Pada Perjanjian Perdamaian Hudaibiyah, kita dapat melihat Nabi shallahu ‘alahi wa sallam yang mulia memenangkan kepentingan inti dan fundamental, serta kepentingan masa depan atas kepentingan yang bersifat formalitas dan tidak penting, yang seringkali menipu manusia. Rasulullah shallahu ‘alahi wa sallam menerima syarat-syarat yang pada awalnya diduga bahwa penerimaan itu tidak adil bagi kaum Muslim, sehingga mereka harus menerima bagian yang kurang . Pada saat itu baginda Nabi shallahu ‘alahi wa sallam yang mulia menerima permintaan orang kafir untuk menghapuskan “basmalah” yang tertulis pada lembar perjanjian, dan sebagai gantinya ditulislah “bismika allahumma.” Selain itu, beliau juga merelakan untuk menghapuskan sifat kerasulan yang tertulis setelah nama Nabi shallahu ‘alahi wa sallam yang mulia “Muhammad Rasulullah” dan cukup hanya dengan menuliskan nama beliau saja “Muhammad bin Abdullah”. Semua itu dilakukan oleh Rasulullah shallahu ‘alahi wa sallam untuk mendapatkan ketenangan dan perdamaian di balik itu, sehingga memungkinkannya untuk menyiarkan dakwah Islam, dan mengajak raja-raja di dunia ini untuk memeluk Islam. Tidak diragukan lagi bahwa tindakan Rasulullah shallahu ‘alahi wa sallam itu disebut di dalam al-Qur’an al-Karim dengan istilah kemenangan yang nyata (fath mubin). Contoh-contoh serupa itu banyak kita temukan pada kehidupan beliau.

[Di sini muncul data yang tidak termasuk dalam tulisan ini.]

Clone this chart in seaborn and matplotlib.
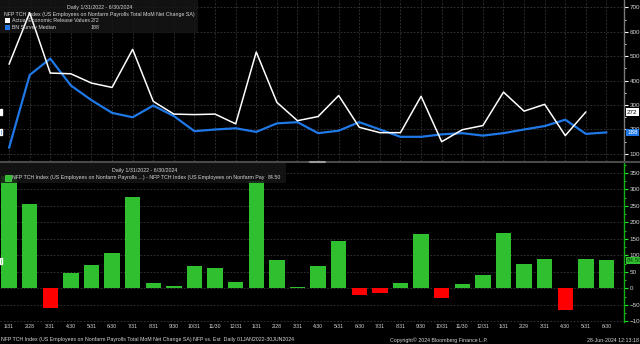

Pertimbangan Antara Kerusakan dan Madharat yang Satu Dengan Lainnya
Pada bagian kedua –kerusakan dan Madharat– kita dapat menemukan bahwa kerusakan dan madharat itu memiliki tingkatan, sebagaimana tingkat yang terdapat pada kemaslahatan.

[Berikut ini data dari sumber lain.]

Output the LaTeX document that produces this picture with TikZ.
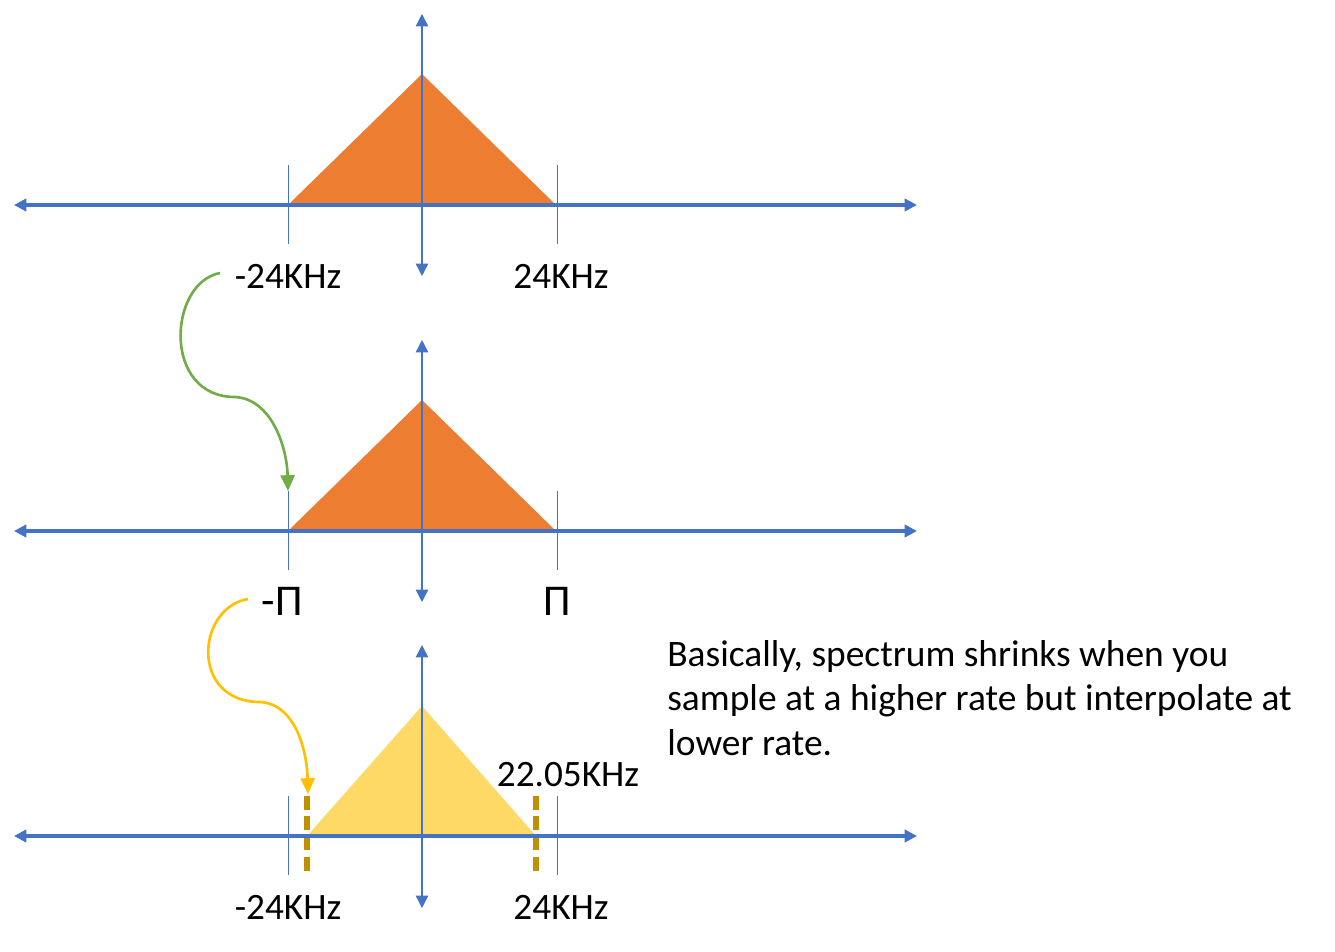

Kerusakan yang dapat merusak perkara yang termasuk dharuriyyat adalah berbeda dengan kerusakan yang dapat merusak hajjiyyat, atau tahsinat.
Kerusakan yang dapat membahayakan harta benda tidak sama tingkatannya dengan kerusakan yang dapat membunuh jiwa; dan juga tidak sama dengan kerusakan yang dapat membahayakan agama dan aqidah.

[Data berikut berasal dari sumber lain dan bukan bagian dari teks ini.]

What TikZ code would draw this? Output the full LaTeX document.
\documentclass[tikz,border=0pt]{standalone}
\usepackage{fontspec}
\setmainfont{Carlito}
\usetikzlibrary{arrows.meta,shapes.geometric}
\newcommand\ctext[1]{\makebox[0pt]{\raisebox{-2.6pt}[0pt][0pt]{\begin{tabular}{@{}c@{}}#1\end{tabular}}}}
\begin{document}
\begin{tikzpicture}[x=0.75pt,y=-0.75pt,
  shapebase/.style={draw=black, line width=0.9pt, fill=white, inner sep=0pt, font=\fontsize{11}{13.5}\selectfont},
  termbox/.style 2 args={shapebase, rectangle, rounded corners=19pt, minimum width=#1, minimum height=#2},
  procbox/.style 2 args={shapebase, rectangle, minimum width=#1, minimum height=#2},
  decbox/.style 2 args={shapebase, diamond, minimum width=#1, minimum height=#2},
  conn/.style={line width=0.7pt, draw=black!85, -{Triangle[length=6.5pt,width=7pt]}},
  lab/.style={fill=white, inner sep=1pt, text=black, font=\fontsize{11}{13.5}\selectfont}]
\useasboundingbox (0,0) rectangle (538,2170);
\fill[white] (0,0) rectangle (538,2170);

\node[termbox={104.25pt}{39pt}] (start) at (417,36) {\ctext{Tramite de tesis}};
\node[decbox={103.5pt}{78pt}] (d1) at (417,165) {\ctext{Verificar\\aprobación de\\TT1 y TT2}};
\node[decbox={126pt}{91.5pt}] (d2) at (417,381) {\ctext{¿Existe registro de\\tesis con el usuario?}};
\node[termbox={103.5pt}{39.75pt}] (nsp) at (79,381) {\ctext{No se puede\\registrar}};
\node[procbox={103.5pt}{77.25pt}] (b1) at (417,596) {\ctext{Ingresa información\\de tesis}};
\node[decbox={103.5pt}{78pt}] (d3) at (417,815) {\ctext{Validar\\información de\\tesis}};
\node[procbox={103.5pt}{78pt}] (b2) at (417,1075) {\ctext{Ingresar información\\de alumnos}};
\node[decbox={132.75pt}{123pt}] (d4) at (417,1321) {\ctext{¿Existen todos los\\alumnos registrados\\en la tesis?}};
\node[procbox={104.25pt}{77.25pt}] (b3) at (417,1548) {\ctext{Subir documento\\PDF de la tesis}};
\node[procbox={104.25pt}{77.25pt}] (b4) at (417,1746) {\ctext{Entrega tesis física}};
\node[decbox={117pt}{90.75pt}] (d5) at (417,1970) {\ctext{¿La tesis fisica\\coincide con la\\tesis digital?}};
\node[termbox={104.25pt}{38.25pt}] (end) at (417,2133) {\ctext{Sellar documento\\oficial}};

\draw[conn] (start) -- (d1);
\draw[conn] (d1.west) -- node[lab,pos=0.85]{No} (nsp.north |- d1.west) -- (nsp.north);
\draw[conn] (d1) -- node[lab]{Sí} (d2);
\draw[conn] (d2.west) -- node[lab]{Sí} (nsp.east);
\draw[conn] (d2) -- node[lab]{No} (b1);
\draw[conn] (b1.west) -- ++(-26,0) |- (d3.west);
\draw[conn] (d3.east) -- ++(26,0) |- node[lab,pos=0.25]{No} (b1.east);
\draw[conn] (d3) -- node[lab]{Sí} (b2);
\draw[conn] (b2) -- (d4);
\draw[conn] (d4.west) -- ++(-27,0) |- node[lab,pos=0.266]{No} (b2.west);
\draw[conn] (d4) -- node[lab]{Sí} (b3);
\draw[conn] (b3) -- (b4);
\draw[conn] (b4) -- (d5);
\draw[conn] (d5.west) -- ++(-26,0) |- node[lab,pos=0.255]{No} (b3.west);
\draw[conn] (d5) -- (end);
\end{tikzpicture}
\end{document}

Volume, intensitas, dan bahaya yang ditimbulkan oleh kerusakan dan madharat itu berbeda-beda tingkatannya. Atas dasar inilah, para fuqaha menetapkan sejumlah kaidah yang baku mengenai hukum yang penting; antara lain.
“Tidak ada bahaya dan tidak boleh membahayakan.”
“Suatu bahaya sedapat mungkin harus disingkirkan.”
“Suatu bahaya tidak boleh disingkirkan dengan bahaya yang sepadan atau yang lebih besar.”
“Bahaya yang lebih ringan, dibandingkan dengan bahaya lainnya yang mesti dipilih, boleh dilakukan”
“Bahaya yang lebih ringan boleh dilakukan untuk menolak bahaya yang lebih besar.”
“Bahaya yang bersifat khusus boleh dilakukan untuk menolak bahaya yang sifatnya lebih luas dan umum.”
Pertimbangan Antara Maslahat dan Kerusakan Apabila Kedua Hal yang Bertentangan Ini Bertemu
Apabila dalam suatu perkara terdapat maslahat dan kerusakannya, ada bahaya dan manfaatnya, maka keduanya harus dipertimbangkan dengan betul. Kita harus mengambil keputusan terhadap pertimbangan yang lebih berat dan lebih banyak, karena sesungguhnya yang lebih banyak itu mengandung hukum yang menyeluruh.
Kalau misalnya kerusakannya dirasakan lebih banyak dan lebih berat dalam suatu perkara dibandingkan dengan manfaat yang terkandung di dalamnya, maka perkara seperti ini mesti dicegah, karena kerusakan lebih banyak, kita terpaksa mengabaikan sedikit manfaat yang terkandung di dalamnya. Keputusan ini didasarkan kepada apa yang dikatakan oleh al-Qur’an al-Karim sehubungan dengan hukum khamar dan berjudi ketika dia memberikan jawaban terhadap orang-orang yang bertanya mengenai kedua hal itu:
“Mereka bertanya kepadamu tentang khamar dan judi. Katakanlah: “Pada keduanya itu terdapat dosa besar dan beberapa manfaat bagi manusia, tetapi dosa keduanya lebih besar danpada manfaatnya …” (al-Baqarah: 219)
Sebaliknya, apabila dalam suatu perkara terdapat manfaat yang lebih besar, maka perkara itu boleh dilakukan, sedangkan kerusakan kecil yang ada padanya dapat diabaikan. Di antara kaidah penting dalam hal ini ialah:
“Menolak kerusakan harus didahulukan atas pengambilan manfaat.”
Kaidah ini kemudian disempurnakan dengan kaidah lain yang dianggap penting:
“Kerusakan yang kecil diampuni untuk memperoleh kemaslahatan yang lebih besar.”
“Kerusakan yang bersifat sementara diampuni demi kemaslahatan yang sifatnya berkesinambungan.”
“Kemaslahatan yang sudah pasti tidak boleh ditinggalkan karena ada kerusakan yang baru diduga adanya.”
Sesungguhnya fiqh pertimbangan seperti itu memiliki arti yang sangat penting dalam kehidupan nyata manusia, khususnya dalam masalah Siyasah Syari’ah (politik syari’ah), karena ia merupakan landasan bagi pembinaan umat, yang pada gilirannya dapat dipandang sebagai fiqh prioritas.
Sumber: Fiqih Prioritas, Sebuah Kajian Baru Berdasarkan Al-Qur’an dan As-Sunnah, Yusuf Qardhawi, Rabbani Press.